Now, I would never diss my own mama just to get recognition
Take a second to listen 'fore you think this record is dissin'
But put yourself in my position, just try to envision
Witnessin' your mama poppin' prescription pills in the kitchen
Bitchin' that someone's always goin' through her purse and shit's missin'
Goin' through public housing systems, victim of Münchausen's Syndrome
My whole life I was made to believe I was sick when I wasn't
'Til I grew up, now I blew up, it makes you sick to your stomach, doesn't it?

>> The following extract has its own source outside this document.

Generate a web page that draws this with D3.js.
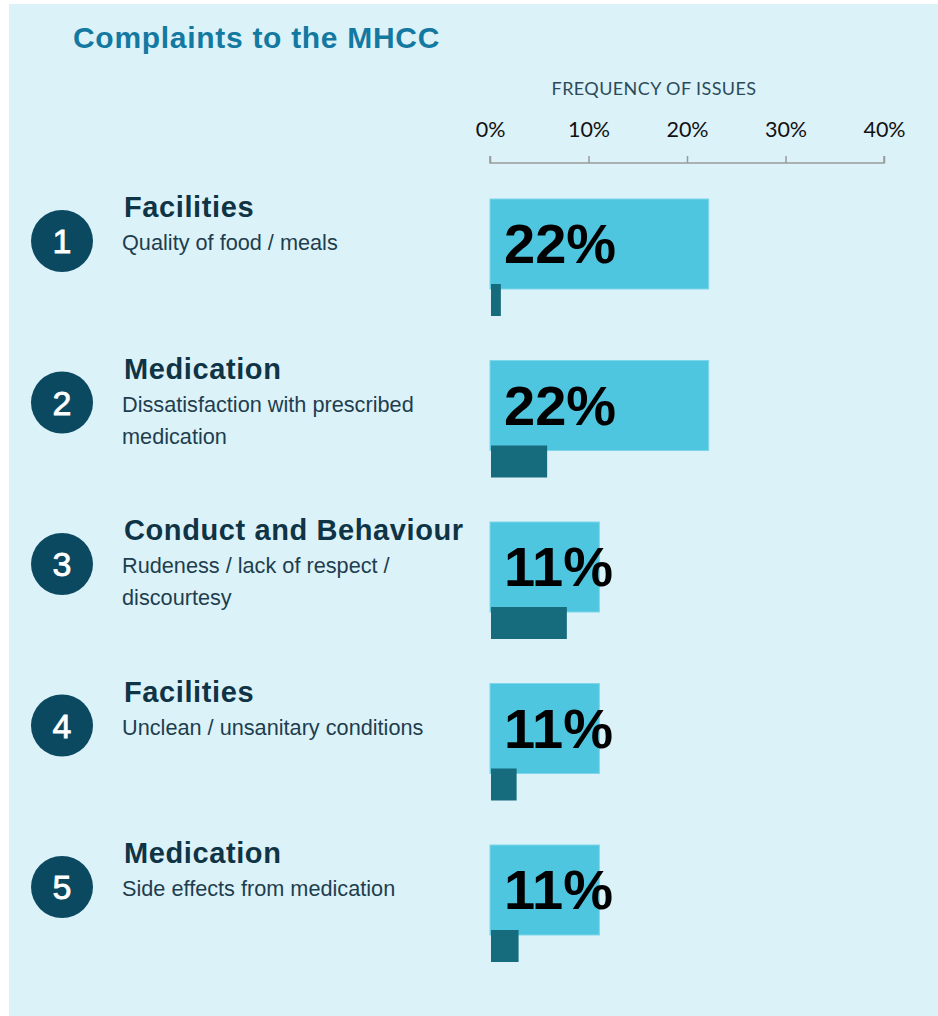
<!DOCTYPE html>
<html>
<head>
<meta charset="utf-8">
<script src="https://cdn.jsdelivr.net/npm/d3@7"></script>
<style>
  body { margin: 0; background: #fff; }
</style>
</head>
<body>
<div id="chart"></div>
<script>
// chart data
var ranks = [1, 2, 3, 4, 5];
var categories = ["Facilities", "Medication", "Conduct and Behaviour", "Facilities", "Medication"];
var issues = [
  ["Quality of food / meals"],
  ["Dissatisfaction with prescribed", "medication"],
  ["Rudeness / lack of respect /", "discourtesy"],
  ["Unclean / unsanitary conditions"],
  ["Side effects from medication"]
];
var frequency = [22.2, 22.2, 11.1, 11.1, 11.1];      // light bars
var secondary = [1.0, 5.7, 7.7, 2.6, 2.8];           // dark bars
var ticks = [0, 10, 20, 30, 40];

var W = 938, H = 1016;

var svg = d3.select("#chart")
  .append("svg")
    .attr("width", W)
    .attr("height", H);

// panel background
svg.append("rect")
  .attr("x", 9).attr("y", 4)
  .attr("width", W - 9).attr("height", H - 4)
  .attr("fill", "#dcf2f9");

// title
svg.append("text")
  .attr("x", 73).attr("y", 48)
  .style("font-family", "Liberation Sans, Arial, sans-serif")
  .style("font-weight", "bold")
  .style("font-size", "30px")
  .style("letter-spacing", "0.7px")
  .attr("fill", "#1479a1")
  .text("Complaints to the MHCC");

// scales
var x = d3.scaleLinear().domain([0, 40]).range([490, 884]);
var y = d3.scaleBand().domain(ranks).range([199, 199 + 161.5 * 5]);

// axis
var axis = svg.append("g")
  .attr("transform", "translate(0,163)")
  .call(d3.axisTop(x).tickValues(ticks).tickSize(7).tickFormat(function(d) { return d + "%"; }));
axis.select(".domain").attr("stroke", "#9a9a9a").attr("stroke-width", 1.5)
  .attr("d", "M" + x(0) + ",-7V0H" + x(40) + "V-7");
axis.selectAll(".tick line").attr("stroke", "#9a9a9a").attr("stroke-width", 1.5);
axis.selectAll(".tick text")
  .attr("y", -26)
  .style("font-family", "Lato, 'Open Sans', sans-serif")
  .style("font-size", "21.5px")
  .attr("fill", "#111");

svg.append("text")
  .attr("x", 654).attr("y", 95)
  .attr("text-anchor", "middle")
  .style("font-family", "Lato, 'Open Sans', sans-serif")
  .style("font-size", "18px")
  .style("letter-spacing", "0.4px")
  .attr("fill", "#2b4b5a")
  .text("FREQUENCY OF ISSUES");

// rows
var rows = svg.selectAll(".row")
  .data(ranks)
  .enter()
  .append("g")
    .attr("class", "row");

rows.append("circle")
  .attr("cx", 62)
  .attr("cy", function(d) { return y(d) + 42; })
  .attr("r", 31)
  .attr("fill", "#0b4961");

rows.append("text")
  .attr("x", 62)
  .attr("y", function(d) { return y(d) + 54; })
  .attr("text-anchor", "middle")
  .style("font-family", "Liberation Sans, Arial, sans-serif")
  .style("font-size", "34px")
  .attr("fill", "#fff")
  .attr("stroke", "#fff")
  .attr("stroke-width", 0.8)
  .text(function(d) { return d; });

rows.append("text")
  .attr("x", 124)
  .attr("y", function(d) { return y(d) + 18; })
  .style("font-family", "Liberation Sans, Arial, sans-serif")
  .style("font-weight", "bold")
  .style("font-size", "29px")
  .style("letter-spacing", "0.6px")
  .attr("fill", "#0f3445")
  .text(function(d, i) { return categories[i]; });

rows.append("text")
  .attr("y", function(d) { return y(d) + 51; })
  .style("font-family", "Liberation Sans, Arial, sans-serif")
  .style("font-size", "21.7px")
  .attr("fill", "#1e3e4e")
  .selectAll("tspan")
  .data(function(d, i) { return issues[i]; })
  .enter()
  .append("tspan")
    .attr("x", 122)
    .attr("dy", function(d, j) { return j ? 32 : 0; })
    .text(function(d) { return d; });

// light bars
rows.append("rect")
  .attr("x", x(0))
  .attr("y", function(d) { return y(d); })
  .attr("width", function(d, i) { return x(frequency[i]) - x(0); })
  .attr("height", 90)
  .attr("fill", "#4fc6df")
  .attr("stroke", "#7dd6ea")
  .attr("stroke-width", 1);

// dark bars
rows.append("rect")
  .attr("x", x(0) + 1)
  .attr("y", function(d) { return y(d) + 85; })
  .attr("width", function(d, i) { return x(secondary[i]) - x(0); })
  .attr("height", 32)
  .attr("fill", "#166b7c");

// value labels
rows.append("text")
  .attr("x", 504)
  .attr("y", function(d) { return y(d) + 64; })
  .style("font-family", "Liberation Sans, Arial, sans-serif")
  .style("font-weight", "bold")
  .style("font-size", "56px")
  .attr("fill", "#000")
  .text(function(d, i) { return Math.round(frequency[i]) + "%"; });
</script>
</body>
</html>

Eminem's use of internal rhymes is especially apparent in these first eight bars of his third verse. (Ln 2), listen & dissin', (Ln 3), position & envision, (Ln 4), witnessin' & prescription & kitchen. Almost every single line in the first eight bars of this verse contains an internal rhyme or more. He also goes on to mention Münchausen's Syndrome which is a mental disorder where a caregiver, usually a mother, harms their child or describes non-existent symptoms of a sickness in order to get sympathy and attention. He uses Münchausen's Syndrome as an extended metaphor for the rest of this snippet, mentioning being made "to believe he was sick when he wasn't" and "it makes you sick to your stomach." In addition to extended metaphors and internal rhymes, in these eight bars alone Em also uses multiple slant rhymes in the form of recognition & dissin, envision & kitchen, and housing systems & Münchausen's Syndrome. Although this is only eight lines from a five minute song, these lines alone show Eminem's poetic prowess. The song as a whole is one of the best made in this century, giving a complete and entertaining story of Eminem's life. The way Em's rhymes work, along with his overall flow and poetic strategies implemented throughout the song, prove that Eminem is not only a wrapper, but a poet.